Bad Christians make for bad artists

Some of you might like my latest Image blog essay, “Bad Christian Art,” in which I try to connect some of the elements that make for bad art to the elements that make for bad theology. Here’s an excerpt:

“To know God falsely is to write and paint and sculpt and cook and dance Him falsely. Perhaps it’s not poor artistic skill that yields bad Christian art, in other words, but poor Christianity.”

Comments

  1. Darin

    Tony,

    Really impressive and thoughtful article. Loved what you said about Kinkade – a professor of mine in college railed against him for just that reason.

  2. eli

    Since I only see through a glass dimly, all my art is pretty much going to be bad then.

  3. Elias

    I guess the fact that the greatest Christian artists have been Catholic and Orthodox has theological import.
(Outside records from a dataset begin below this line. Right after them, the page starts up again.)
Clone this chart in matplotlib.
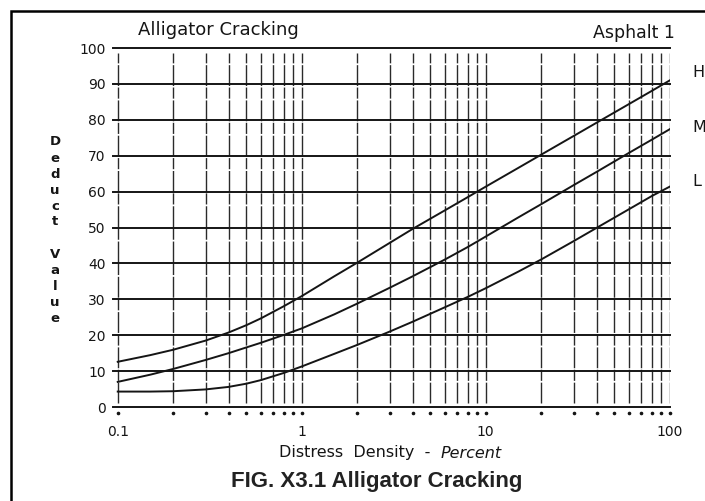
import numpy as np
import matplotlib.pyplot as plt
from matplotlib.patches import Rectangle

# distress density (percent) where the deduct values are read
density = [0.1, 0.15, 0.2, 0.3, 0.4, 0.5, 0.6, 0.8, 1, 1.5, 2, 3, 4, 6, 8,
           10, 15, 20, 30, 40, 60, 80, 100]

# deduct value curves for the three severity levels
high = [12.6, 14.45, 15.95, 18.5, 20.75, 22.8, 24.7, 28.1, 30.9, 36.4, 40.2,
        45.7, 49.6, 54.8, 58.5, 61.4, 66.6, 70.3, 75.5, 79.2, 84.4, 88.1, 91.0]
medium = [7.0, 9.0, 10.6, 13.1, 15.0, 16.6, 17.9, 20.1, 21.9, 25.8, 28.8,
          33.2, 36.4, 41.1, 44.6, 47.5, 52.8, 56.5, 61.8, 65.5, 70.8, 74.5, 77.4]
low = [4.3, 4.3, 4.4, 4.9, 5.6, 6.5, 7.5, 9.5, 11.3, 14.8, 17.3, 21.0, 23.75,
       27.8, 30.7, 33.1, 37.7, 41.1, 46.2, 49.9, 55.1, 58.8, 61.4]

curve_names = ["H", "M", "L"]

y_ticks = list(range(0, 101, 10))
x_ticks = [0.1, 1, 10, 100]
x_tick_labels = ["0.1", "1", "10", "100"]
x_grid = [m * 10.0 ** e for e in (-1, 0, 1) for m in range(1, 10)] + [100]

ink = "#151515"

fig = plt.figure(figsize=(7.05, 5.01), dpi=100)
ax = fig.add_axes([0.160, 0.1876, 0.790, 0.7164])
ax.set_xscale("log")
ax.set_xlim(0.094, 100)
ax.set_ylim(0, 100)
for s in ax.spines.values():
    s.set_visible(False)

# horizontal rules
for yv in y_ticks:
    ax.axhline(yv, color=ink, lw=1.4, clip_on=False, zorder=2)

# broken vertical rules
ax.vlines(x_grid, 1.0, 98.6, colors="#2a2a2a", lw=1.0,
          linestyles=[(0, (15, 1.3, 8, 1.1))], zorder=1)
ax.plot(x_grid, [-1.6] * len(x_grid), ls="none", marker="o", ms=1.6,
        color=ink, clip_on=False)

for ys in (high, medium, low):
    ax.plot(density, ys, color=ink, lw=1.4, zorder=3)

ax.set_yticks(y_ticks)
ax.set_xticks(x_ticks)
ax.set_xticklabels(x_tick_labels)
ax.xaxis.set_minor_locator(plt.NullLocator())
ax.tick_params(axis="both", length=0, labelsize=10, colors=ink)
ax.tick_params(axis="y", pad=5)
ax.tick_params(axis="x", pad=13)

# vertical axis title, one letter per line
letters = "Deduct Value"
for i, ch in enumerate(letters):
    fig.text(55 / 705, 1 - (142 + i * 16) / 501, ch, ha="center", va="center",
             fontsize=9.5, color=ink, fontweight="bold")

fig.text(218 / 705, 1 - 30 / 501, "Alligator Cracking", ha="center", va="center",
         fontsize=13, color=ink)
fig.text(675 / 705, 1 - 33 / 501, "Asphalt 1", ha="right", va="center",
         fontsize=12.5, color=ink)

# severity labels just past the curve ends
label_lift = [2.3, 0.6, 1.3]
for name, ys, lift in zip(curve_names, (high, medium, low), label_lift):
    ax.text(1.040, (ys[-1] + lift) / 100, name, transform=ax.transAxes,
            ha="left", va="center", fontsize=11.5, color=ink)

fig.text(441 / 705, 1 - 453 / 501, "Distress  Density  -  ", ha="right",
         va="center", fontsize=11.5, color=ink)
fig.text(441 / 705, 1 - 453 / 501, "Percent", ha="left", va="center",
         fontsize=11.5, color=ink, style="italic")
fig.text(377 / 705, 1 - 481 / 501, "FIG. X3.1 Alligator Cracking", ha="center",
         va="center", fontsize=16, fontweight="bold", color="#222222",
         family="Liberation Sans")

# outer frame
fig.add_artist(Rectangle((11 / 705, -0.1), 1.2, 1 - 11 / 501 + 0.1,
                         transform=fig.transFigure, fill=False, lw=1.8,
                         ec="black"))

fig.savefig("out.png", dpi=100)
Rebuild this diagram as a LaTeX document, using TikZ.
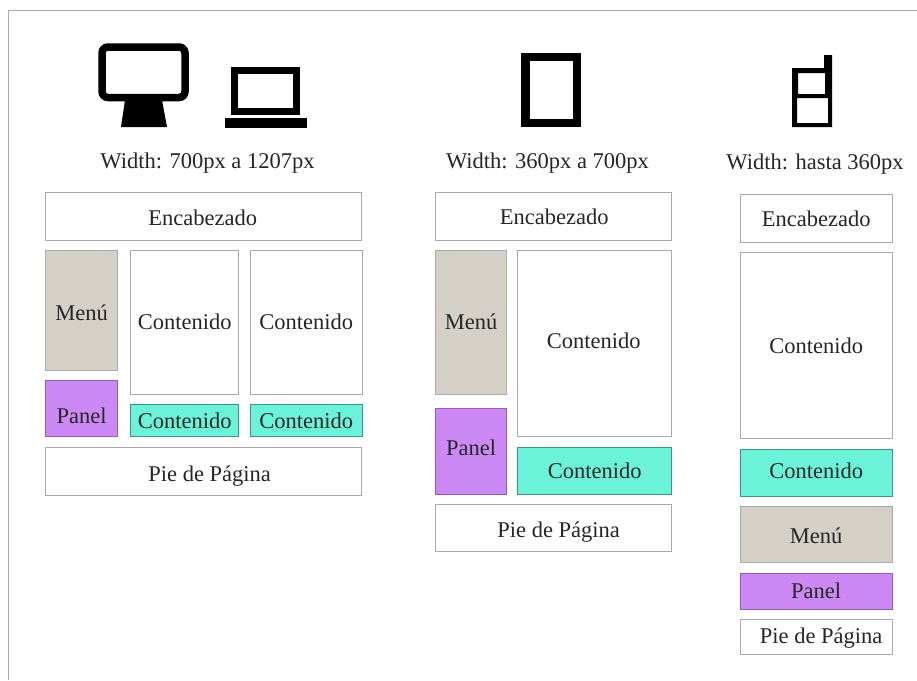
\documentclass[tikz,border=0pt]{standalone}
\usepackage{fontspec}
\setmainfont{Liberation Serif}
\definecolor{marco}{RGB}{170,170,170}
\definecolor{gris}{RGB}{212,208,200}
\definecolor{lila}{RGB}{204,136,245}
\definecolor{turquesa}{RGB}{107,243,218}
\tikzset{
    caja/.style={draw=marco, line width=1.1pt, fill=white, anchor=north west, inner sep=0pt, xshift=-.4pt},
    menu/.style={caja, fill=gris},
    panel/.style={caja, draw=lila!70!black, fill=lila},
    cont/.style={caja, draw=turquesa!60!black, fill=turquesa},
    rotulo/.style n args={3}{label={[shift={(#1,#2)}]center:#3}},
    titulo/.style={inner sep=0pt}
}
\begin{document}
\begin{tikzpicture}[x=1pt, y=-1pt, font=\fontsize{22.5}{26}\selectfont\color{black!85}]
    \useasboundingbox (0,0) rectangle (917,680);
    \fill[white] (0,0) rectangle (917,680);
    \draw[marco, line width=1.2pt] (917,10.5) -- (8.5,10.5) -- (8.5,680);

    % iconos
    \draw[black, line width=7.5pt, fill=white, rounded corners=6pt] (102,47) rectangle (185,97.5);
    \fill[black] (125,100) -- (162,100) -- (167,127) -- (121,127) -- cycle;
    \draw[black, line width=7pt, fill=white] (234.5,70.5) rectangle (296.5,111);
    \fill[black] (225,118) rectangle (307,128);
    \draw[black, line width=8.5pt, fill=white] (525.5,57) rectangle (577,123);
    \fill[black, even odd rule] (824,55) -- (832,55) -- (832,127) -- (792,127) -- (792,68) -- (824,68) -- cycle
        (798,73) rectangle (825,94) (797,98) rectangle (828,123);

    % columna ancha
    \node[titulo] (tit1) at (207.5,163) {Width: 700px a 1207px};
    \node[caja, rotulo={-1}{1}{Encabezado}, minimum width=316pt, minimum height=48pt] (enc1) at (45.5,192) {};
    \node[menu, rotulo={0}{2.5}{Menú}, minimum width=72pt, minimum height=120pt] (menu1) at (45.5,250) {};
    \node[panel, rotulo={0}{7.5}{Panel}, minimum width=72pt, minimum height=56pt] (panel1) at (45.5,380) {};
    \node[caja, rotulo={0}{-.5}{Contenido}, minimum width=108pt, minimum height=144pt] (cont1a) at (130.5,250) {};
    \node[caja, rotulo={0}{-.5}{Contenido}, minimum width=112pt, minimum height=144pt] (cont1b) at (250,250) {};
    \node[cont, rotulo={0}{.5}{Contenido}, minimum width=108pt, minimum height=32pt] (cont1c) at (130.5,404) {};
    \node[cont, rotulo={0}{.5}{Contenido}, minimum width=112pt, minimum height=32pt] (cont1d) at (250,404) {};
    \node[caja, rotulo={6}{5.5}{Pie de Página}, minimum width=316pt, minimum height=48pt] (pie1) at (45.5,446.5) {};

    % columna media
    \node[titulo] (tit2) at (547.5,163) {Width: 360px a 700px};
    \node[caja, rotulo={.5}{.5}{Encabezado}, minimum width=236pt, minimum height=48pt] (enc2) at (435.5,192) {};
    \node[menu, rotulo={0}{-.5}{Menú}, minimum width=71pt, minimum height=144pt] (menu2) at (435.5,250) {};
    \node[panel, rotulo={0}{-3.5}{Panel}, minimum width=71pt, minimum height=86pt] (panel2) at (435.5,408) {};
    \node[caja, rotulo={-1}{-2.5}{Contenido}, minimum width=154pt, minimum height=186pt] (cont2a) at (517.5,250) {};
    \node[cont, rotulo={0}{0}{Contenido}, minimum width=154pt, minimum height=47pt] (cont2b) at (517.5,446.5) {};
    \node[caja, rotulo={5}{4.5}{Pie de Página}, minimum width=236pt, minimum height=47pt] (pie2) at (435.5,504) {};

    % columna angosta
    \node[titulo] (tit3) at (815,164) {Width: hasta 360px};
    \node[caja, rotulo={0}{0}{Encabezado}, minimum width=152pt, minimum height=48pt] (enc3) at (740,194) {};
    \node[caja, rotulo={0}{.5}{Contenido}, minimum width=152pt, minimum height=186pt] (cont3a) at (740,252) {};
    \node[cont, rotulo={0}{-1.5}{Contenido}, minimum width=152pt, minimum height=47pt] (cont3b) at (740,448.5) {};
    \node[menu, rotulo={0}{1.5}{Menú}, minimum width=152pt, minimum height=56pt] (menu3) at (740,506) {};
    \node[panel, rotulo={0}{-.5}{Panel}, minimum width=152pt, minimum height=36pt] (panel3) at (740,573) {};
    \node[caja, rotulo={5}{1.5}{Pie de Página}, minimum width=152pt, minimum height=35pt] (pie3) at (740,619) {};
\end{tikzpicture}
\end{document}
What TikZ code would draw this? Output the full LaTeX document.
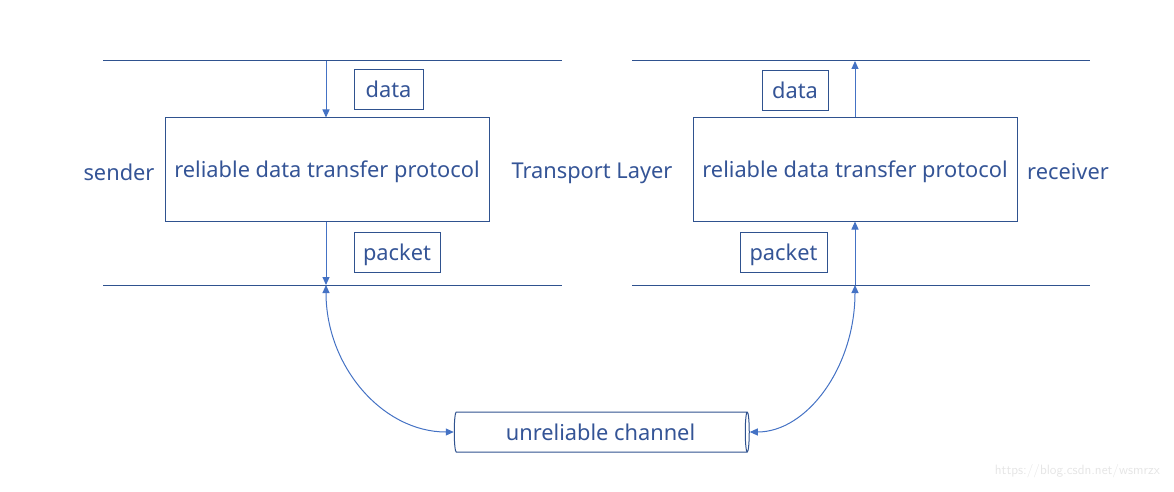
\documentclass[tikz,border=0pt]{standalone}
\usepackage{fontspec}
\setmainfont{Noto Sans}
\usetikzlibrary{shapes.geometric,arrows.meta}
\definecolor{ln}{RGB}{68,114,196}
\definecolor{bd}{RGB}{47,82,143}
\definecolor{tx}{RGB}{52,84,150}
\newcommand{\bigfont}{\fontsize{21.8}{24}\selectfont}
\tikzset{
  layer/.style={draw=bd, line width=1pt},
  lowtext/.style={text height=16pt, text depth=0pt},
  protobox/.style={draw=bd, line width=1pt, minimum width=324pt, minimum height=103pt, text=tx, font=\bigfont, inner sep=0pt, lowtext},
  tag/.style={draw=bd, line width=1pt, text=tx, font=\bigfont, inner sep=0pt, minimum height=40pt, lowtext},
  lbl/.style={text=tx, font=\bigfont, inner sep=0pt},
  conn/.style={draw=ln, line width=1pt, -{Triangle[length=8pt,width=7pt]}},
  biconn/.style={draw=ln, line width=1pt, {Triangle[length=8pt,width=7pt]}-{Triangle[length=8pt,width=7pt]}},
}
\begin{document}
\begin{tikzpicture}[x=1pt,y=-1pt]
\useasboundingbox (0,0) rectangle (1174,492);
% layer lines
\draw[layer] (103,61) -- (562,61);
\draw[layer] (103,285) -- (562,285);
\draw[layer] (632,61) -- (1090,61);
\draw[layer] (632,285) -- (1090,285);
\coordinate (ltop) at (326,61);
\coordinate (lbot) at (326,285);
\coordinate (rtop) at (855,61);
\coordinate (rbot) at (855,285);
% boxes
\node[protobox] (lp) at (327,169.5) {reliable data transfer protocol};
\node[protobox] (rp) at (855,169.5) {reliable data transfer protocol};
\node[tag, minimum width=69pt] (ld) at (388.5,90) {data};
\node[tag, minimum width=86pt] (lk) at (397,252.5) {packet};
\node[tag, minimum width=66pt] (rd) at (795,91) {data};
\node[tag, minimum width=87pt] (rk) at (783.5,252.5) {packet};
\node[lbl] (snd) at (119,172) {sender};
\node[lbl] (tl) at (592,173) {Transport Layer};
\node[lbl] (rcv) at (1068,172) {receiver};
% channel
\node[cylinder, draw=bd, line width=1pt, shape aspect=0.25, minimum width=40pt, minimum height=295pt, inner sep=0pt, text=tx, font=\bigfont, lowtext] (ch) at (600.5,432) {unreliable channel};
% connectors
\draw[conn] (ltop) -- (lp.north -| ltop);
\draw[conn] (lp.south -| lbot) -- (lbot);
\draw[conn] (rp.north -| rtop) -- (rtop);
\draw[conn] (rbot) -- (rp.south -| rbot);
\draw[biconn] (lbot) .. controls (326,367) and (383,432) .. (ch.west);
\draw[biconn] (ch.east) .. controls (807,432) and (855,367) .. (rbot);
% watermark
\node[text=black!10, font=\sffamily\fontsize{13.5}{15}\selectfont, anchor=east, inner sep=0pt] (wm) at (1160,471) {https://blog.csdn.net/wsmrzx};
\end{tikzpicture}
\end{document}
It’s the sacramentalism, accompanied by having been embedded in the drama of liturgy throughout their lives.

  4. Elizabeth

    I disagree. Profound devotion does not require great art. There are American cinder block Salvation Army chapels with more of the truly devout than the throng who visit any given European cathedral. Great art can help me worship: the images of Christ in my mother’s copy of the _Tres Riches Heures_ have enriched me. On the other hand, it did not help my atheist mother, who bought me the book.